Wondering why institutions that are created to protect the Nigerian environment and biosafety  are actually hand-in-gloves with corporations that are trying to flood the country with exotic and risky  products and merchandise, Nnimmo Bassey of the Health of Mother Earth Foundation called for a local and  national paradigm-shift towards food sovereignty based on local contextual considerations, promotion of small-scale farmers, pastoralists and fisher-folk which have defined indigenous agriculture based on human rights and sustainable natural resource use.

“The mythical benefits of GMOs have ben debunked by many experts. For instance a report issued by over 400 scientists and development practitioners from developed and developing countries, under the International Assessment of Agricultural Science and Technology for Development (IAASTD), concluded that small scale farmers should be supported as modern biotechnology would have very limited contribution to the feeding of the world in the foreseeable future” Bassey says.

Chairman of the Benin branch of the Nigerian Bar Association, Barr Ede Asenoguan declared that there are several fault-lines in the permissive NBMA Act requiring that the entire Act be urgently reviewed and the GMO permits issued withdrawn. According to the Benin-based Lawyer, “the constitution of the Board of NBMA makes the agency open to conflict of interests as already seen in the case of a board member (National Bioetechnology Development Agency) teaming up with commercial interests to apply for and receive permits to introduce GMOs into Nigeria.”

Barr Chima Williams, President of the Green Alliance of Nigeria is of the view that promoters of GMO and their allies have deliberately ignored the importance and the peculiarities of  Nigerian  culture, environment and agriculture in their aggressive attempts to impose their products and  merchandise on Nigeria . “Rather than  promoting agroecology, which works in harmony with nature, they have become tied to the apron-strings of speculators and neo-colonial powers whose objective is to exploit, subjugate and destroy food production systems in Nigeria while promoting monoculture and use of toxic agro-chemicals” Williams added.

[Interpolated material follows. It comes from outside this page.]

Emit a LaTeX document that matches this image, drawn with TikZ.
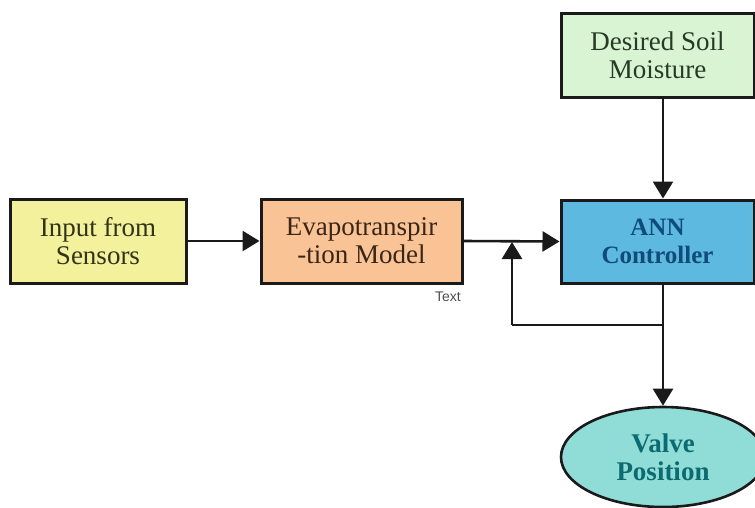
\documentclass[tikz,border=0pt]{standalone}
\usepackage{fontspec}
\setmainfont{Liberation Serif}
\newfontfamily\labelsans{Liberation Sans}
\usetikzlibrary{arrows.meta,shapes.geometric}

\definecolor{inputfill}{HTML}{F4F19C}
\definecolor{inputtext}{HTML}{33331A}
\definecolor{evapfill}{HTML}{F9C396}
\definecolor{evaptext}{HTML}{3A2616}
\definecolor{soilfill}{HTML}{D9F4D3}
\definecolor{soiltext}{HTML}{283A26}
\definecolor{annfill}{HTML}{5DB9DF}
\definecolor{anntext}{HTML}{0F4C7A}
\definecolor{valvefill}{HTML}{90DDD7}
\definecolor{valvetext}{HTML}{0C6B70}
\definecolor{edge}{HTML}{1A1A1A}

\tikzset{
  block/.style={draw=edge, line width=3pt, inner sep=0pt, align=center,
    font=\fontsize{27}{28}\selectfont},
  flow/.style={draw=edge, line width=2.6pt,
    -{Triangle[length=17pt,width=20pt]}},
  wire/.style={draw=edge, line width=2.6pt}
}

\begin{document}
\begin{tikzpicture}[x=1pt,y=-1pt]
  \useasboundingbox (0,0) rectangle (755,507);
  \begin{scope}
    \clip (0,0) rectangle (755,507);

    % processing blocks
    \node[block, fill=inputfill, text=inputtext, minimum width=176pt, minimum height=84pt]
      (input) at (98,241) {Input from\\Sensors};
    \node[block, fill=evapfill, text=evaptext, minimum width=201pt, minimum height=84pt]
      (evap) at (361.5,241) {Evapotranspir\\-tion Model};
    \node[block, fill=soilfill, text=soiltext, minimum width=193pt, minimum height=84pt]
      (soil) at (657.5,55) {Desired Soil\\Moisture};
    \node[block, fill=annfill, text=anntext, minimum width=193pt, minimum height=83pt,
      font=\fontsize{25}{28}\selectfont\bfseries]
      (ann) at (657.5,241.5) {ANN\\Controller};
    \node[block, ellipse, fill=valvefill, text=valvetext, minimum width=204pt, minimum height=100pt,
      line width=2.6pt, font=\fontsize{27}{28}\selectfont\bfseries]
      (valve) at (663,457) {Valve\\Position};

    \node[font=\labelsans\fontsize{14}{16}\selectfont, text=black!70] (tag) at (448,297) {Text};

    % junction points of the feedback loop
    \coordinate (tap) at (663,325);
    \coordinate (fbcorner) at (512,325);
    \coordinate (sum) at (512,242);

    % signal flow
    \draw[flow] (input.east) -- (evap.west);
    \draw[flow] (evap.east) -- (ann.west);
    \draw[flow] (soil.south -| tap) -- (ann.north -| tap);
    \draw[flow] (ann.south -| tap) -- (valve.north);
    \draw[wire] (tap) -- (fbcorner);
    \draw[flow] (fbcorner) -- (sum);
  \end{scope}
\end{tikzpicture}
\end{document}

At the end of the meeting, the stakeholders called for concerted actions aimed at tackling the inadequate level of information and awareness on food sovereignty issues in the media which shuts out critical stakeholders, deepening public ignorance and inhibiting contributions to solutions.

For now, the relationship between the biosafety regulatory agency and the civil society groups in Nigeria remains largely that of a cat and mouse and the possibility of finding a common ground appears elusive.